# Goal
Write each line of the material exactly as given, from the top through the line that contains "import plotly.graph_objects as go", and omit all pictures.

# Given data

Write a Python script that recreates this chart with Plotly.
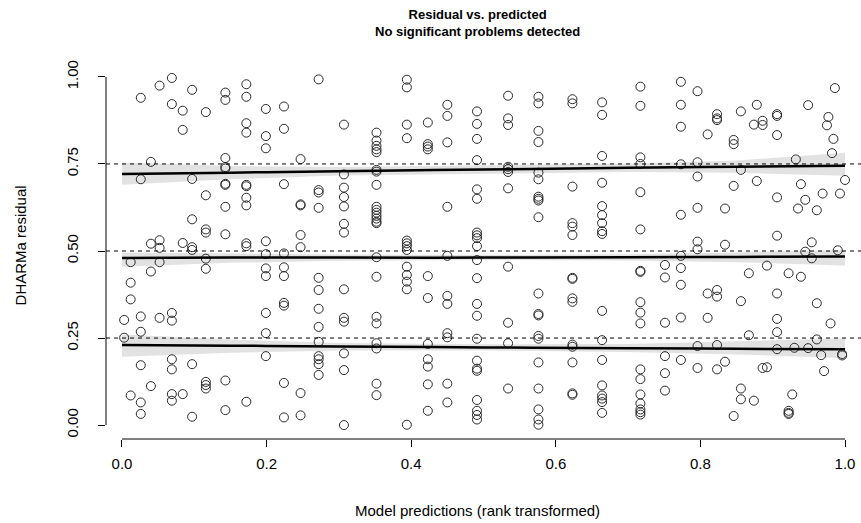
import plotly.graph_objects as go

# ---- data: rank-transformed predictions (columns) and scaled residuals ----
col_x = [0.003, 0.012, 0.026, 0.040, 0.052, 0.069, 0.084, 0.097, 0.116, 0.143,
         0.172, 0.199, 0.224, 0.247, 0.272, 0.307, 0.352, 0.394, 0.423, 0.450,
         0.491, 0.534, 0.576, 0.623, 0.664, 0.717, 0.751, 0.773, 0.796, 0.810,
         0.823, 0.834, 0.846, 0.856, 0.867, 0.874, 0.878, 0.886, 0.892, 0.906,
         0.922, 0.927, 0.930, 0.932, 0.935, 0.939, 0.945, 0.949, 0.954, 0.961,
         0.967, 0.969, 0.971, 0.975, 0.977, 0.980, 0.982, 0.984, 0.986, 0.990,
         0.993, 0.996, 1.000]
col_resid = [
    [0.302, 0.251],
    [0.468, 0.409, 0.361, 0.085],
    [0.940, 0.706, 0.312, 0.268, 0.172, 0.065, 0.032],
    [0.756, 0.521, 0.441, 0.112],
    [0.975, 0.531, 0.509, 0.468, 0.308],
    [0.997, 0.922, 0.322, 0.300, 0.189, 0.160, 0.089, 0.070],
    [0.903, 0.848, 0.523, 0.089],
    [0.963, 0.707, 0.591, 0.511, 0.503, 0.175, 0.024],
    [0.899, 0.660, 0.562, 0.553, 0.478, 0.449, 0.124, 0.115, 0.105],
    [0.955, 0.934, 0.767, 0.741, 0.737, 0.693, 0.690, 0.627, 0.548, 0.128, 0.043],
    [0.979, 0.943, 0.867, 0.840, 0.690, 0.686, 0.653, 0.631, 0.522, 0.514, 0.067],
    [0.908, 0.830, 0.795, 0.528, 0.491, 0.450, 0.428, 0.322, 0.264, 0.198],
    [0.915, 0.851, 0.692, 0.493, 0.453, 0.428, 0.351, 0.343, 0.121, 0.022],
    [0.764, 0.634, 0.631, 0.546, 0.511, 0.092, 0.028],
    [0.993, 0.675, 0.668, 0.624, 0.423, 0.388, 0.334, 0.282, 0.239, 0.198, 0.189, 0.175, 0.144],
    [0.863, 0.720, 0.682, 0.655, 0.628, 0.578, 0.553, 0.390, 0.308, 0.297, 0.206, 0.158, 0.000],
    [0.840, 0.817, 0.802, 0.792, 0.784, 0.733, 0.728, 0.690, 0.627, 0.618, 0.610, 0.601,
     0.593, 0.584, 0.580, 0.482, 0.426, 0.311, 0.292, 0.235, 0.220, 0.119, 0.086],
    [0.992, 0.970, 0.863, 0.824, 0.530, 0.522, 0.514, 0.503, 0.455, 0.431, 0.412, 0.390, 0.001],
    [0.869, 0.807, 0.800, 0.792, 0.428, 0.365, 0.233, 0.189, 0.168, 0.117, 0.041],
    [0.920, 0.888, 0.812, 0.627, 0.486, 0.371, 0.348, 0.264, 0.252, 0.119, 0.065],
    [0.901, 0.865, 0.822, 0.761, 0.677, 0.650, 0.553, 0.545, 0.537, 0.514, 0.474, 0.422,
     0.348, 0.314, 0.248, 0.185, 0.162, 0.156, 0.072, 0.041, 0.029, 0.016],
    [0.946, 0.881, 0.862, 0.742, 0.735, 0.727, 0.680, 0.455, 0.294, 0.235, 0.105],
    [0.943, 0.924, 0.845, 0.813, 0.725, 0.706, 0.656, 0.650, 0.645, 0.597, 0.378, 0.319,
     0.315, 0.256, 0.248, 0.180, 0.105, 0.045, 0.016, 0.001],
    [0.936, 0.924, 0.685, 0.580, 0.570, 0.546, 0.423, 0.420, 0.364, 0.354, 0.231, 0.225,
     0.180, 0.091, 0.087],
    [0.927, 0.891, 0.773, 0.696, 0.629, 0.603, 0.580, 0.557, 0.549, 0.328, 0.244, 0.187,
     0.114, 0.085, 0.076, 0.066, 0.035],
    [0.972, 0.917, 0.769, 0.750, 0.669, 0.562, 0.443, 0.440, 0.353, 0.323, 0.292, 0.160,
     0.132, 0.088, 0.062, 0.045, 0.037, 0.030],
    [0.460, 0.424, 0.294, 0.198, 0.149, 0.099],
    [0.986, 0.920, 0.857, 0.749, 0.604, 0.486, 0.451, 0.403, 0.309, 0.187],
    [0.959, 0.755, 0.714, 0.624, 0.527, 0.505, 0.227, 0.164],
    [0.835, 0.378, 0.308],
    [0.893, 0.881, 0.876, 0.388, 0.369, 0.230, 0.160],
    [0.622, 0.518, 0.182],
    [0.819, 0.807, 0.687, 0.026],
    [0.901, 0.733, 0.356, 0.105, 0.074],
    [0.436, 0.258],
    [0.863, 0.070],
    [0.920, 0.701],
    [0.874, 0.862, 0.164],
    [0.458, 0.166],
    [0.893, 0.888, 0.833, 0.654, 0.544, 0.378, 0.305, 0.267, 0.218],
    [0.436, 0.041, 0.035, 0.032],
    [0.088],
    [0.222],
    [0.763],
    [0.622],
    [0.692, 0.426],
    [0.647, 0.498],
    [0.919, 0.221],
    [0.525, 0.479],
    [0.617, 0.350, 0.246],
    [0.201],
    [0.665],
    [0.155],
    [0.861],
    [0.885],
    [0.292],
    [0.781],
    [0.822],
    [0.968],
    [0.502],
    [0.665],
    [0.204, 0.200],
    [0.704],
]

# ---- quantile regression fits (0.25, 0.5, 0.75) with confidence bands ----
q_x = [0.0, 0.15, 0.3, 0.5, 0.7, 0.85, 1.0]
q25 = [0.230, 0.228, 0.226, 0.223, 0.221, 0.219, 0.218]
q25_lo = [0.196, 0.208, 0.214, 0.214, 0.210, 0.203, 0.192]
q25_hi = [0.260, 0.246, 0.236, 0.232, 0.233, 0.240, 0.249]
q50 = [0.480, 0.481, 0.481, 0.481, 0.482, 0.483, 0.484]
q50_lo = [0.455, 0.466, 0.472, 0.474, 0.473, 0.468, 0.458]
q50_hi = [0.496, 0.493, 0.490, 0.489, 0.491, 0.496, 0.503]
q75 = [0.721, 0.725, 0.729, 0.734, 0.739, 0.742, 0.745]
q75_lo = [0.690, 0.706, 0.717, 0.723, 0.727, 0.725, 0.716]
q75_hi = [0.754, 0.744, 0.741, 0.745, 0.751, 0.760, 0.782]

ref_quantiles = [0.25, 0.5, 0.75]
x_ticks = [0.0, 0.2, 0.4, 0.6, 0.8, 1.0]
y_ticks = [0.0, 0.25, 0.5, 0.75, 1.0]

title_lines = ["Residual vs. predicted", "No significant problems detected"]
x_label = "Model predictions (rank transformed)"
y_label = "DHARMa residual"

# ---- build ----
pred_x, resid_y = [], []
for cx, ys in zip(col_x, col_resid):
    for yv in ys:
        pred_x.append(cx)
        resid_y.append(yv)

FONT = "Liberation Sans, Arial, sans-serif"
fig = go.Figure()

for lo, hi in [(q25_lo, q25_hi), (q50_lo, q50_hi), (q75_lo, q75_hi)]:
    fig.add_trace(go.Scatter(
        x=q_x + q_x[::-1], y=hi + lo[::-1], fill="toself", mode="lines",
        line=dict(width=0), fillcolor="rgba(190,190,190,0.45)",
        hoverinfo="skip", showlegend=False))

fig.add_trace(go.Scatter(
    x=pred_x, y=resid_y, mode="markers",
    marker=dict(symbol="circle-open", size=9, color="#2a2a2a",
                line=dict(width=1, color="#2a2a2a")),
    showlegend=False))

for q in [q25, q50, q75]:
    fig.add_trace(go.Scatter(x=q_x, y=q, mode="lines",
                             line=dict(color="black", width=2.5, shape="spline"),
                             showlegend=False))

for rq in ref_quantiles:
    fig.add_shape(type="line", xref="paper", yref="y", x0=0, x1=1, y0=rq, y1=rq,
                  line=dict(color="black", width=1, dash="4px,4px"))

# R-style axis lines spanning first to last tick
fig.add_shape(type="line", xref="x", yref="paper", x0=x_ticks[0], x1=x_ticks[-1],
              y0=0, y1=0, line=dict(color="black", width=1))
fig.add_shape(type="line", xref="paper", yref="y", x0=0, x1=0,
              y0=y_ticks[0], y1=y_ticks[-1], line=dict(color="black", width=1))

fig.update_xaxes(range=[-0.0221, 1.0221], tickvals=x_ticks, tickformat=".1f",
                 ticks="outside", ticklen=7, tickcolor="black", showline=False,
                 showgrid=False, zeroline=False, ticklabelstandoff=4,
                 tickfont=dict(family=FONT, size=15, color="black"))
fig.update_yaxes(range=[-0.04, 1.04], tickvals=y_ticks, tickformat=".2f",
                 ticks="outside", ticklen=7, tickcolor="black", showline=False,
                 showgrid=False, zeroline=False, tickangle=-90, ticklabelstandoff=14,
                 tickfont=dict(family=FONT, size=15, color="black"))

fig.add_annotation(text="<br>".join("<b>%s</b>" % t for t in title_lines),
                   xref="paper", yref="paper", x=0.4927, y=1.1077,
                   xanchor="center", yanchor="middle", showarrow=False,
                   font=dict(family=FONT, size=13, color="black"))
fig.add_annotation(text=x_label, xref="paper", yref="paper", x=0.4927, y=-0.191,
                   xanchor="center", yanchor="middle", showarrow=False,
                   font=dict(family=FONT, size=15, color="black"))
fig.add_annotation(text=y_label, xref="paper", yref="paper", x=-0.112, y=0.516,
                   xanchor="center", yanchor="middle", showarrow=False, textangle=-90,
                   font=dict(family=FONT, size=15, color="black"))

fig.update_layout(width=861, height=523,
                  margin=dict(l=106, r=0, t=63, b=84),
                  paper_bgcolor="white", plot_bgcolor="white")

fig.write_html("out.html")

# Result of the task
Write a Python script that recreates this chart with Plotly.
import plotly.graph_objects as go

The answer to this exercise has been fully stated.